#### Collected data:
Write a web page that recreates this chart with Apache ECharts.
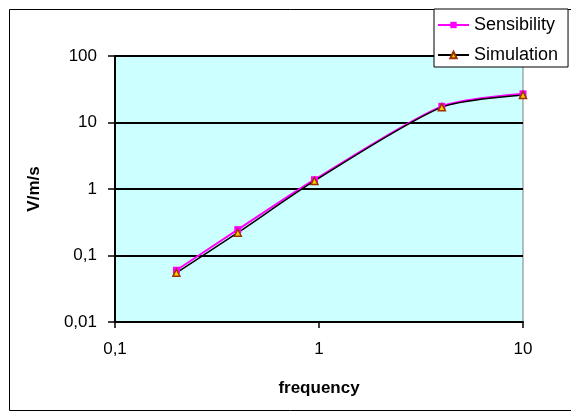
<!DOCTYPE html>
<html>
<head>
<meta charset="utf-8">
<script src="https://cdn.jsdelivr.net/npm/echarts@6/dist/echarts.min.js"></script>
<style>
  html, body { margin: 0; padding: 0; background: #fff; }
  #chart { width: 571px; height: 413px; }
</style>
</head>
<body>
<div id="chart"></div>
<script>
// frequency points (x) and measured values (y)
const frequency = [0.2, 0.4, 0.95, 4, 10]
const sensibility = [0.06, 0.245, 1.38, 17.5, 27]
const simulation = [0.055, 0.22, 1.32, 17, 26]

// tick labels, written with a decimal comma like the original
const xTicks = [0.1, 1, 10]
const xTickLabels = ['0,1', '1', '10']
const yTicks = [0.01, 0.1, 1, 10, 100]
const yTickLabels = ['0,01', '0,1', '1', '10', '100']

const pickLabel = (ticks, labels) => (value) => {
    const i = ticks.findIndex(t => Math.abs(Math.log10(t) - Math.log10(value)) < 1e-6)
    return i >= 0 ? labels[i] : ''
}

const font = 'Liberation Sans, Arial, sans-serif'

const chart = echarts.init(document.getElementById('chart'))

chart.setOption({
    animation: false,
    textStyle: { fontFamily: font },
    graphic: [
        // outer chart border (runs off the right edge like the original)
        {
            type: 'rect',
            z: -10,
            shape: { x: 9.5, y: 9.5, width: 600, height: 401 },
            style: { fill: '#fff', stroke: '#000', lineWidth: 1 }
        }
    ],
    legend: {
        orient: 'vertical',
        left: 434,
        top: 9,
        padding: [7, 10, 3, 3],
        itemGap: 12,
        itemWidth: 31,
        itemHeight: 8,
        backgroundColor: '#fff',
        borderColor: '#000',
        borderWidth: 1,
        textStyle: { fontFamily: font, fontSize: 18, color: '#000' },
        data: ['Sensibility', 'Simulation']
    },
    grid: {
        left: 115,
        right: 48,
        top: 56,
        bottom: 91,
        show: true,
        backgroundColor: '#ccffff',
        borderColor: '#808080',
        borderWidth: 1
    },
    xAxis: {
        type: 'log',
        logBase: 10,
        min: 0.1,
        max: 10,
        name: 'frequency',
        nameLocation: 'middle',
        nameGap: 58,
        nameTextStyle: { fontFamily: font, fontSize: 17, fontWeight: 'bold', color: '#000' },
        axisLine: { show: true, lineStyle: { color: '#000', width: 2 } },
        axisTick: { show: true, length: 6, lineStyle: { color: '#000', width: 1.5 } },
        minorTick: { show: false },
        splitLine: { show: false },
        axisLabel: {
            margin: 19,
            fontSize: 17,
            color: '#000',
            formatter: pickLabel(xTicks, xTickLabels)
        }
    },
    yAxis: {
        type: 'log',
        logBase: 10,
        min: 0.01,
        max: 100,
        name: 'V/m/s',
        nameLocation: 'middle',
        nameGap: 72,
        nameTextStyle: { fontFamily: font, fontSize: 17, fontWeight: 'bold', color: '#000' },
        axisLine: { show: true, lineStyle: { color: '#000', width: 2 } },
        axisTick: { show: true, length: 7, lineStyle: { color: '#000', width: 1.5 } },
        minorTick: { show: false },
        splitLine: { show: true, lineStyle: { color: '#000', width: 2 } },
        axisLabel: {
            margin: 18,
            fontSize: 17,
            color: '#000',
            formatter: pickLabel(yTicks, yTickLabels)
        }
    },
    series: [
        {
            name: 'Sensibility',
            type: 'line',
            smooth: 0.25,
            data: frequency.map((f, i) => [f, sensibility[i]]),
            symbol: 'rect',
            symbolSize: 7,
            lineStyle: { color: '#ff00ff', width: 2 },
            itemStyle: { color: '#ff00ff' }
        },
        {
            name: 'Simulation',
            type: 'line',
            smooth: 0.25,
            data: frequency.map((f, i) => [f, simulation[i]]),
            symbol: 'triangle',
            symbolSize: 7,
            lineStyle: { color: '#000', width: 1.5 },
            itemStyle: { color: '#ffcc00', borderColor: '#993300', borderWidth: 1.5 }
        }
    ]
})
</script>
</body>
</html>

#### What you are asked to do:
Search the lines for "with". Copy each line that has it.

#### In response:
Write a web page that recreates this chart with Apache ECharts.
// tick labels, written with a decimal comma like the original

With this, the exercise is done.